In and out of sleep, Jane kept hearing Belinda St. Germain's voice in her ear. All of the snippets of
Overstuffed
that she had tried to absorb between meals and tree houses and chemical solvents and furniture hoaxes floated through her brain, leaving her feeling much more cluttered than she had two days ago when she had vowed to remake her life.
“Why was that again, dear?” asked Tim. “Why are we doing the topsy-turvy?”
“Because I'm a bad mother. I lost Nick's permission slip.”
“No, Jane, you're not a bad mother, you're a distracted mother. And even if you got rid of every McCoy flowerpot in your house and every pair of Bakelite dice and every advertising thermometer, you will still be a distracted mother. They're the best kind.”
“Yeah, right,” Jane said, yawning. “Like Nellie, she was always distracted, and she was terrific. A regular mom and a half.”
“Hey, can you imagine if she wasn't distracted? If she'd used up all that manic crazy energy watching and following you around all the time?” asked Tim. “You'd be a basket case.”
“Like I'm not,” Jane said, slipping away into sleep.
“No, you're not,” said Tim. “And besides, all that manic chatter is helpful. Nellie got you thinking square pegs in round holes, and that got you thinking about the nails, and you need all that stuff in your head and in your house.
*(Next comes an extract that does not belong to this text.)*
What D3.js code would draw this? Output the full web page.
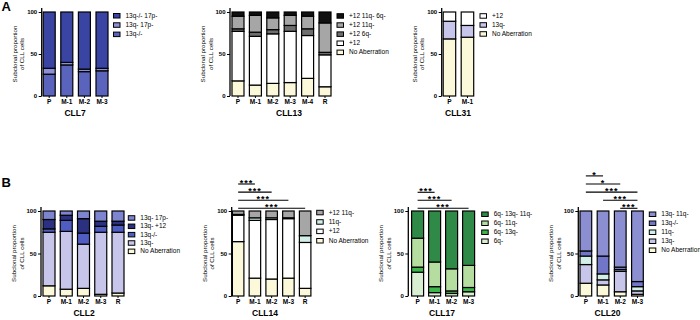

There's nothing you have to get rid of. Sometimes, darling, less is just less,” Tim said, and reached into Jane's bag, pulling out her copy of
Overstuffed
.
Tim took his eyes off the road just long enough to glance at the author's photograph on the book jacket. “Holy shit, she looks like Martine,” Tim said, and shuddered. “That's all we need, another life coach, Janie,” he said, nudging her. “Janie, wake up for a minute.”
“Yeah?” Jane asked. “I'm awake,” she said, not opening her eyes.
Tim pushed the button on his door that rolled down Jane's window.
“Honey, you've got a great husband and son and friends. You've got to stop worrying about all the wrong stuff. Throw this out your window for me, okay?”
“Okay,” Jane said, tossing
Overstuffed
onto the shoulder of the road.
“Feel better? You've gotten rid of at least five pounds of useless clutter. That's the stuff that needed to go. Right?” Tim asked.
“Yes, five pounds,” murmured Jane.
“Atta girl,” Tim said. “You got it.”
“Okay,” Jane whispered. “Got it. Got Charley and Nick and you and Don and Nellie and Oh⦔
“Quite a cast for a dream,” said Tim, smiling.
“Got it,” Jane said, still sound asleep. “Got all the wrong stuff.”
“Right stuff,” said Tim.
“Right stuff,” repeated Jane, smiling at a dream just beginning to form at the edges of her sleep.